Secouru par les équipes de l’Ocean Viking fin octobre 2024, Menes*, un Égyptien de 40 ans, souffre d’une maladie cardiaque. Dans son pays d’origine, il n’avait plus les moyens de se faire soigner : il a donc décidé de partir travailler en Libye, où il a été torturé à plusieurs reprises. Il n’avait d’autre choix que de s’enfuir par la mer.
En Égypte, j’étais boulanger. Cela n’a jamais suffi à faire vivre décemment ma famille. Je souffre d’une maladie cardiaque qui m’a empêché d’exercer un autre métier. J’ai subi deux opérations chirurgicales et je dois prendre régulièrement cinq médicaments différents. À un moment donné, je n’avais plus les moyens de payer ces médicaments. Ils étaient difficiles à trouver et trop chers. J’ai décidé de partir en Libye pour gagner de quoi payer mon traitement, bien que mon médecin m’ait déconseillé de travailler à cause de ma santé fragile.
Lorsque je suis arrivé en Libye, j’ai suivi des personnes qui m’ont fait miroiter une bonne opportunité de travail. Mais finalement, elles m’ont placé en détention** et ont demandé une rançon pour me libérer. J’ai été contraint d’appeler ma femme qui a dû vendre notre maison pour payer ma libération.
Peu après avoir recouvré ma liberté, j’ai été kidnappé dans la rue par des hommes armés qui m’ont fait monter dans une voiture et m’ont emmené dans un endroit où d’autres personnes étaient retenues. Ils me demandaient de l’argent pour me libérer. Ils m’ont beaucoup torturé. Ils m’ont coupé une partie de l’orteil et du doigt avec une machette. J’ai dû emprunter de l’argent à huit personnes différentes pour les payer et être libéré.

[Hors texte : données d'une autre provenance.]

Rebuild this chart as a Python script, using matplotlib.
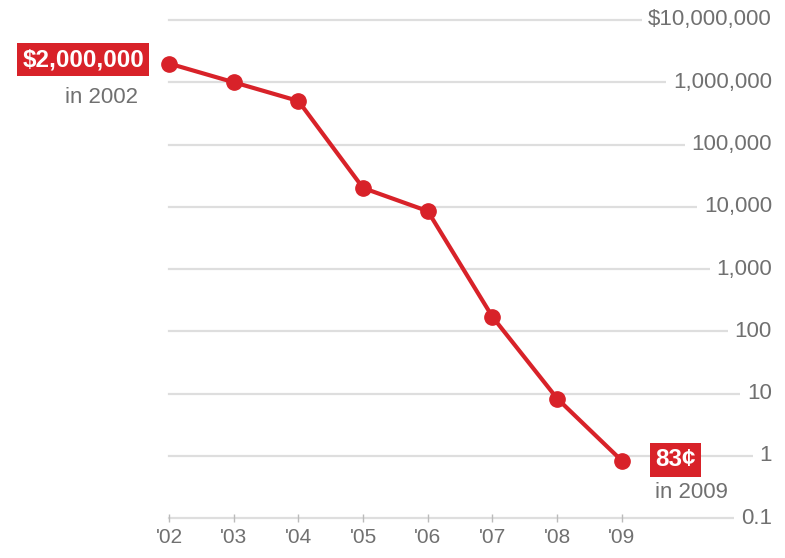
import numpy as np
import matplotlib.pyplot as plt
import matplotlib.transforms as mtransforms

plt.rcParams['font.family'] = ['Liberation Sans', 'DejaVu Sans']

years = [2002, 2003, 2004, 2005, 2006, 2007, 2008, 2009]
year_labels = ["'02", "'03", "'04", "'05", "'06", "'07", "'08", "'09"]
values = [2000000, 1000000, 500000, 20000, 8500, 170, 8.3, 0.83]

grid_values = [1e7, 1e6, 1e5, 1e4, 1e3, 100, 10, 1, 0.1]
grid_labels = ['$10,000,000', '1,000,000', '100,000', '10,000', '1,000',
               '100', '10', '1', '0.1']

red = '#d82229'
grey_text = '#707070'
grid_color = '#dedede'

fig = plt.figure(figsize=(7.85, 5.58), dpi=100)
ax = fig.add_axes([169 / 785, 1 - 518 / 558, (772 - 169) / 785, (518 - 20) / 558])
ax.set_yscale('log')
ax.set_ylim(0.1, 1e7)
ax.set_xlim(2002, 2002 + (772 - 169) / 64.7)

for s in ax.spines.values():
    s.set_visible(False)

trans = mtransforms.blended_transform_factory(ax.transAxes, ax.transData)
for v, lab in zip(grid_values, grid_labels):
    ax.axhline(v, color=grid_color, lw=1.6, zorder=1, clip_on=False)
    ax.text(1.0, v, lab, transform=trans, ha='right', va='center',
            fontsize=16, color=grey_text, zorder=2,
            bbox=dict(boxstyle='square,pad=0.3', fc='white', ec='none'))

ax.set_yticks([])
ax.minorticks_off()
ax.set_yticks([], minor=True)
ax.set_xticks(years)
ax.set_xticklabels(year_labels, fontsize=15, color=grey_text)
ax.tick_params(axis='x', direction='inout', length=6, width=1,
               color='#bbbbbb', pad=4)

ax.plot(years, values, color=red, lw=3, marker='o', markersize=11,
        zorder=3, clip_on=False)

ax.annotate('$2,000,000', xy=(years[0], values[0]), xytext=(-25, 4),
            textcoords='offset pixels', ha='right', va='center',
            fontsize=17.5, fontweight='bold', color='white',
            bbox=dict(boxstyle='square,pad=0.22', fc=red, ec='none'),
            annotation_clip=False)
ax.annotate('in 2002', xy=(years[0], values[0]), xytext=(-31, -34),
            textcoords='offset pixels', ha='right', va='center',
            fontsize=16, color=grey_text, annotation_clip=False)

ax.annotate('83¢', xy=(years[-1], values[-1]), xytext=(33, 1),
            textcoords='offset pixels', ha='left', va='center',
            fontsize=17.5, fontweight='bold', color='white',
            bbox=dict(boxstyle='square,pad=0.22', fc=red, ec='none'),
            annotation_clip=False)
ax.annotate('in 2009', xy=(years[-1], values[-1]), xytext=(33, -32),
            textcoords='offset pixels', ha='left', va='center',
            fontsize=16, color=grey_text, annotation_clip=False)

fig.savefig('out.png', dpi=100, facecolor='white')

Après ma libération, je me suis dit que le seul moyen d’échapper au danger était de quitter la Libye le plus rapidement possible. J’ai entendu parler d’un passeur qui pouvait m’emmener en Europe, et j’ai dû payer plusieurs milliers de dollars supplémentaires pour prendre la mer.
Lorsque j’ai vu la minuscule embarcation qui était censée me transporter avec 24 autres personnes, je n’ai pas cru que nous pourrions passer à travers les grosses vagues. Je me suis dit qu’au moins, si je mourais, je n’aurais pas à rembourser tout l’argent que j’avais dû emprunter.

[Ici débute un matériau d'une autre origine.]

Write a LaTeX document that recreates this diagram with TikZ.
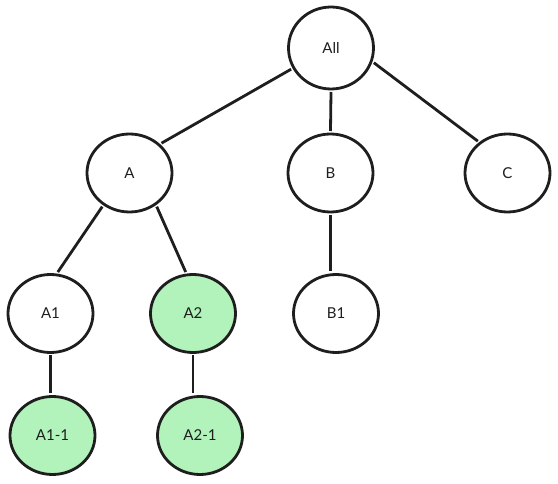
\documentclass[tikz,border=0pt]{standalone}
\usepackage{fontspec}
\setmainfont{Lato}
\usetikzlibrary{shapes.geometric}
\definecolor{ink}{HTML}{1E1E1E}
\definecolor{leaf}{HTML}{B2F2BB}
\tikzset{
  treenode/.style={ellipse, draw=ink, line width=2.8pt, fill=white,
    minimum width=85pt, minimum height=78pt, inner sep=0pt, outer sep=3pt,
    text=ink, font=\fontsize{15}{17}\selectfont},
  greennode/.style={treenode, fill=leaf},
  edge/.style={draw=ink, line width=2.8pt}
}
\begin{document}
\begin{tikzpicture}[x=1pt,y=-1pt]
\useasboundingbox (0,0) rectangle (558,484);
\node[treenode, minimum height=82pt] (all) at (331,48) {All};
\node[treenode] (a) at (129.5,173) {A};
\node[treenode] (b) at (330.5,173) {B};
\node[treenode] (c) at (507.5,173) {C};
\node[treenode] (a1) at (50.5,313.5) {A1};
\node[greennode] (a2) at (193,313.5) {A2};
\node[treenode] (b1) at (336,313.5) {B1};
\node[greennode] (a11) at (52.5,435.5) {A1-1};
\node[greennode] (a21) at (200,435.5) {A2-1};
\draw[edge] (all.208) -- (a.43);
\draw[edge] (all.south) -- (b.north);
\draw[edge] (all.341) -- (c.133);
\draw[edge] (a.231) -- (a1.80);
\draw[edge] (a.309) -- (a2.100);
\draw[edge] (b.south) -- (b.south |- b1.north);
\draw[edge] (a1.south) -- (a1.south |- a11.north);
\draw[edge] (a2.south) -- (a2.south |- a21.north);
\end{tikzpicture}
\end{document}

À bord de l’Ocean Viking, j’ai été reçu en consultation médicale pour la première en quatre ans. J‘avais du mal à croire que, finalement, un médecin prenait soin de moi. Aujourd’hui, je voudrais seulement pouvoir prendre le médicament pour mon cœur et enfin rencontrer mon plus jeune enfant, qui est né quand j’étais déjà parti pour la Libye.
Lire le récapitulatif de cette opération de sauvetage
* Le nom de ce rescapé a été modifié pour préserver son anonymat.
** Les personnes que nous secourons désignent habituellement les centres de détention libyens, qu’ils soient officiels ou clandestins, par le terme de « prison ».